Well, microwave issue has been identified at least- turns out the occupants of the main house have started to use a space heater when its cold at night. I am surprised the detached garage and their bedroom are on the same breaker, and I assume all outlets in that bedroom are also on that same breaker. I am still trying to figure out a solution because it would not be fair to ask the people living in the main house to run an extension cord to use a heater. House was build in 1972 (usa) so perhaps breaker could be upgraded to higher amps? I have only had to do that once in my life but luckily it was easy- turn main off, remove panel, snap old breaker out and snap new one in. But how do I know if wiring would support a higher amp breaker? I haven't looked yet to see but if garage/bedroom breaker is a 15 and others are 20, does that mean that all wiring would support a 20?

Next time I go in there to reset a breaker I will write down how many amps each one is.

Currently we unplug fridge to use microwave but it says online that its not a good idea to do that and can harm the fridge (Its full size fridge, given to us free from Edison to replace old power guzzling fridge 6 years ago)
Sean G
 
Generally the answer is NO. You can't uprate the breaker in that sort of system as it is sized to protect (hopefully) the sort of appliances & related flexes that are plugged in. If you do think it is below the rest of the breakers you would need to get a professional electrician in to asses the wiring and any other possible reasons for that before concluding it is upratable.

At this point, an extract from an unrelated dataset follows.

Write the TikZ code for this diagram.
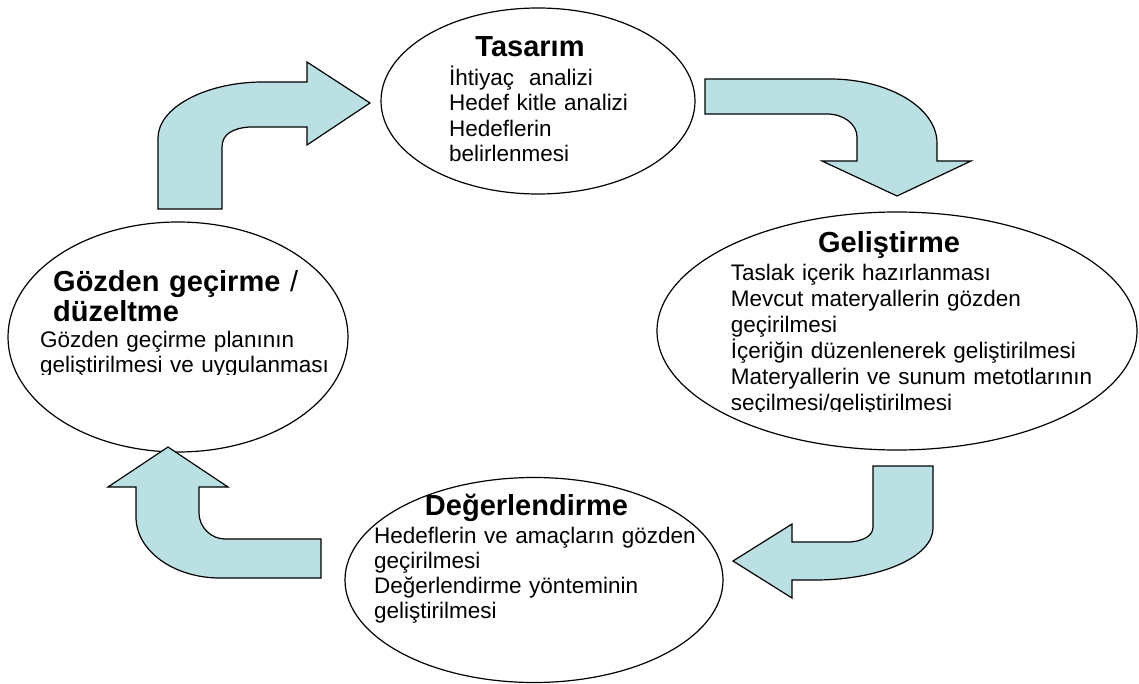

Sadly I think the only options you have are either to (a) seriously moderate/balance the loading you are using, or (b) to have a separate (and possibly larger) feed wired in professionally to give your garage area a 2nd circuit so you can spread the loads over both.

Again, that really is a job for a professional. It would be a good idea to get at least two estimates/quotes for the work. Cost is highly dependent on the cable route/access needed, and if there are spare breaker slots in the existing distribution board (i.e. if the cost to add is just another breaker, or if the board would need changed for a larger one at which point it gets quite expensive).